I fear I am about to veer into Scholl territory here but I wish there were more choices for jeans shoes.  That said, thinking about my shoe collection, I actually have quite a few: my new silver TSS, new pink TSS, black with multicoloured laces TSS, big roll-abouty MBT grey trainers, pink floral canvas slip ons, my beloved grey and cream cowgirl boots and a pair of slightly too sensible but incredibly comfortable snug slip on slightly padded suede shoe/slip ons.  Quite a selection, and I don’t even consider myself a shoe person.  Yet still I don’t feel I have found the ultimate jean shoe.

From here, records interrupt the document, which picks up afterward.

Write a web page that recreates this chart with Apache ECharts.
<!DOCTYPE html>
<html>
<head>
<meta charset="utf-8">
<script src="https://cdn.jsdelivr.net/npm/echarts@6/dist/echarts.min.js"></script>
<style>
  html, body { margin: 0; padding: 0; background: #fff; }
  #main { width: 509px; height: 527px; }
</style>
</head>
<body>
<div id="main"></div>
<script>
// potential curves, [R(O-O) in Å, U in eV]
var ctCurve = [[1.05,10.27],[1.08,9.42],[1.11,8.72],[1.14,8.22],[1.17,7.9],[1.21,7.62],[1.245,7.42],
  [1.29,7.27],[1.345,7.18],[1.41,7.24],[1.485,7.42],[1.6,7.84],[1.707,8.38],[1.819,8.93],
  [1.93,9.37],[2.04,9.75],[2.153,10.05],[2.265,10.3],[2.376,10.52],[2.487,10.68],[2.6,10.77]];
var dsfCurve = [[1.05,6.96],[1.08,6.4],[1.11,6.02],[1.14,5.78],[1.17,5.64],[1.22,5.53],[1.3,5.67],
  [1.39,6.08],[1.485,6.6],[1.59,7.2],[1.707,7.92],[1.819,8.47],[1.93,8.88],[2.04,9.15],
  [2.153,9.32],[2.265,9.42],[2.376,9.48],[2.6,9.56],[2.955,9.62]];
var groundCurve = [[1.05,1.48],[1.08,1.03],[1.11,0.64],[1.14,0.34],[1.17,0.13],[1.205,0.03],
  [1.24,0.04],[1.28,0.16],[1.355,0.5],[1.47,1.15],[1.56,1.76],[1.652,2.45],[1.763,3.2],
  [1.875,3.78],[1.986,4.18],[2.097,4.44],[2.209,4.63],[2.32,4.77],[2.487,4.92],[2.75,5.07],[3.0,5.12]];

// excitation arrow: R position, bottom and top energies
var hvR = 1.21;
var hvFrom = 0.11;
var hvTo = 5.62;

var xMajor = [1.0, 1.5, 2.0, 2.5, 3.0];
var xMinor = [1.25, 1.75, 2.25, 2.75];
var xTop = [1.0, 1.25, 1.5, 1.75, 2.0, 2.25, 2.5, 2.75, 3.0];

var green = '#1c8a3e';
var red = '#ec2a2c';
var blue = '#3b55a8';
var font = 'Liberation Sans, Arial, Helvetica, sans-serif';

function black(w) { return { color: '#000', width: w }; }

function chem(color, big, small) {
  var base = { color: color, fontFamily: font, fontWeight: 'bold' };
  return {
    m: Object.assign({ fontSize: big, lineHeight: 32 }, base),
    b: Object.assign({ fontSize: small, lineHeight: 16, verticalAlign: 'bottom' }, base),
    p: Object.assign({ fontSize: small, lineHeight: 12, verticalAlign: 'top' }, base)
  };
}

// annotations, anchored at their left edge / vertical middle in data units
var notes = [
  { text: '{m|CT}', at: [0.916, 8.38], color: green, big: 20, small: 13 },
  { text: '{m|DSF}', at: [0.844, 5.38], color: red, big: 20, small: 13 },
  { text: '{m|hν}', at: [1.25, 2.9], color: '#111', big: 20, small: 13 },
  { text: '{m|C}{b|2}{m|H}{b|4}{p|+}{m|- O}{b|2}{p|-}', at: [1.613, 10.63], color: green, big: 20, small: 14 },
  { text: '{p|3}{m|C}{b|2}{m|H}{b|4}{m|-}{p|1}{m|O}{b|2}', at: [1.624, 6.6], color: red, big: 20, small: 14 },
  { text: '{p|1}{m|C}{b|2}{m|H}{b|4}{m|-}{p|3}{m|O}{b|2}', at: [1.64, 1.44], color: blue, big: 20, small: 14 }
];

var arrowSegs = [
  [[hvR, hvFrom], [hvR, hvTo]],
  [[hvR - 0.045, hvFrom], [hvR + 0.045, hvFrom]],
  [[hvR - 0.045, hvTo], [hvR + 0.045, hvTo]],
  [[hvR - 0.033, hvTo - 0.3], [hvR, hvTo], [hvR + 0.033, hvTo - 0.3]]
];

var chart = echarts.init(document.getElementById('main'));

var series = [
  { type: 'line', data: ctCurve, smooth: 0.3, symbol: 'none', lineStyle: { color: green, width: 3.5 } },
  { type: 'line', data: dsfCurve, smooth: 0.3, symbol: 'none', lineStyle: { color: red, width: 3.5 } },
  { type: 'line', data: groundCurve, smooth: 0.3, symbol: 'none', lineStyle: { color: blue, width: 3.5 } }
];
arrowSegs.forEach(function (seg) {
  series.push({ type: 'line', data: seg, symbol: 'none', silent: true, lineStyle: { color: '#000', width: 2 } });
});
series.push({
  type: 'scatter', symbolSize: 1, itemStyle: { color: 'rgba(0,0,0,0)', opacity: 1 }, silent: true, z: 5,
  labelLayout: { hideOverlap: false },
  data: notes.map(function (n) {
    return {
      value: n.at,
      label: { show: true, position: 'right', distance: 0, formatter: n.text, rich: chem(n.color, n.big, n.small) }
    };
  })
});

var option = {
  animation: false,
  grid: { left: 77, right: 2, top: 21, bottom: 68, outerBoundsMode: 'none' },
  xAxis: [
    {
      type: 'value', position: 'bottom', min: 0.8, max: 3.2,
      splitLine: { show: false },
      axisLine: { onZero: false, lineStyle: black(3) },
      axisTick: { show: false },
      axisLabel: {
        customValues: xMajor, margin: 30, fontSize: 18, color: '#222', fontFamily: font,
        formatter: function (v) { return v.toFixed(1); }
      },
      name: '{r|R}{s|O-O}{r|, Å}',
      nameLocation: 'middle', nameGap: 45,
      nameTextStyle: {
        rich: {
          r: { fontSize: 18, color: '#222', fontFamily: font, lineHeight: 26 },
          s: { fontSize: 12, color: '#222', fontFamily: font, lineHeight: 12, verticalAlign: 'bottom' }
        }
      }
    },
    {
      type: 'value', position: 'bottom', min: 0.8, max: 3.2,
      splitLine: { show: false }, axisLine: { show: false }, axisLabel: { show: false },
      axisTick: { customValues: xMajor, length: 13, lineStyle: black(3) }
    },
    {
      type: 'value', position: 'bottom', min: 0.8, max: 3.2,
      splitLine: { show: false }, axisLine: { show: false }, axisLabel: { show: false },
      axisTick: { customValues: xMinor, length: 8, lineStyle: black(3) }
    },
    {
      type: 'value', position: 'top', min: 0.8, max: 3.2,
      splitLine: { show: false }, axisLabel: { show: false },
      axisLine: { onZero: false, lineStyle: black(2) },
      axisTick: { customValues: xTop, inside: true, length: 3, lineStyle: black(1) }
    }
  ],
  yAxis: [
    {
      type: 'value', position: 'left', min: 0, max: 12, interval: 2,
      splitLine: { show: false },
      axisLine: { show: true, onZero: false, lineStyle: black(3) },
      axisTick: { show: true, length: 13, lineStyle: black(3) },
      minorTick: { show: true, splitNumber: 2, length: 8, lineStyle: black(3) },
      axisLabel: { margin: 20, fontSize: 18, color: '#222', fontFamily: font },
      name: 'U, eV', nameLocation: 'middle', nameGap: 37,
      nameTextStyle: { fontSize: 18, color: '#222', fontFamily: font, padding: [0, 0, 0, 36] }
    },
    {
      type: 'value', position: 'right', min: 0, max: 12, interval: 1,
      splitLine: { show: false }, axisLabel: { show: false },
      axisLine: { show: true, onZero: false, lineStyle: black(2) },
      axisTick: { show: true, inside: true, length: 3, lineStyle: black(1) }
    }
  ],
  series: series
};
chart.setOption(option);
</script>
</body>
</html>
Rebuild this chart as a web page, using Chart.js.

I am so uncool.  I want to be able to wear socks with my jean shoes (summer footwear is a different matter!) but I don’t like seeing socks between jeans and shoes.  I think I would prefer not to have laces as these make the shoes a bit too sporty.  I like a bit of bounce to my jean shoe and I like colour.  And they need to be comfortable.  I think I would rather they weren’t leather, though suede or suede effect would be good.  canvas is ok but I have perhaps had a few too many wet feet incidents from rain/puddles etc plus they’re not that warm.  I am scaring myself here, I am both fussy and hideously sensible.  At least I am flexible on the colour element!  What else?  Yes, slip on is good, though high up the foot (the sock issue!).  Basically my aforementioned “comfortable snug slip on padded suede shoe/slip ons” are almost perfect, they just need to be far more exciting than slate grey!

This blog has been enlightening quite often and today I am realising just how sensible I am when it comes to shoes.  I heard myself, in my head, coming out with the likes of, “Ooo, they look comfy” as I lunged for today’s TSS!  This is all part of the growing up process, learning to love your boring tendencies.  So here it is: I love sensible jeans shoes (and shoes in general but this is a bit much for me to fully accept in one go!)